Everything Swift poured into Red came back at her x10: It spent seven weeks atop the Billboard 200, making Swift the first female artist (and the second musical act since the Beatles) to have three consecutive albums spend at least six weeks at #1. It went platinum seven times over and spun off four top-10 singles on the Hot 100. At the 2014 Grammy Awards, Red was nominated for Album Of The Year and Best Country Album. Finally, the Red tour became the most successful country tour of all time, grossing $150 million. No big deal.

Of course, Swift would go on to release numerous other records (she’s even releasing one, Midnights, this week), each with their own set of stories, which at this point border on actual conspiracy theories. The many chapters of Taylor Alison Swift could fill an Infinite Jest-sized book, an idea Swift herself put out there in last year’s “All Too Well” short film. Given everything that’s come after it, Red might represent a simpler time — one where Swift would actually sit down for a Q&A with SPIN, let’s say. (This isn’t meant to shade SPIN — Swift, like Beyoncé, has simply reached a point in her career where she never has to do any press again if she doesn’t feel like it.)

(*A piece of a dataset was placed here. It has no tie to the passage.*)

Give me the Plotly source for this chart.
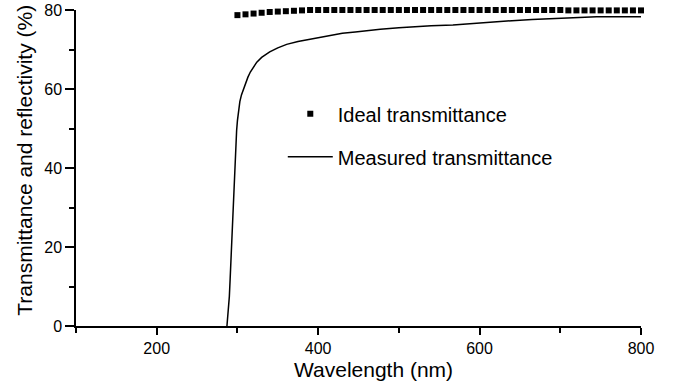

Even without a re-recorded version, Red’s legacy is like the ever-expanding universe. It broke new ground for a mainstream artist experimenting with genre while staying true to her roots. At the same time, it set Swift on a path to fully embrace pop, as seen on 2014’s 1989. It served as inspiration for more crossover artists such as Kacey Musgraves, Maren Morris, and even Lil Nas X to straddle both worlds. Every young woman making TikTok weep currently owes a debt to Red. And every year it continues to exist, Red will only burn that much brighter.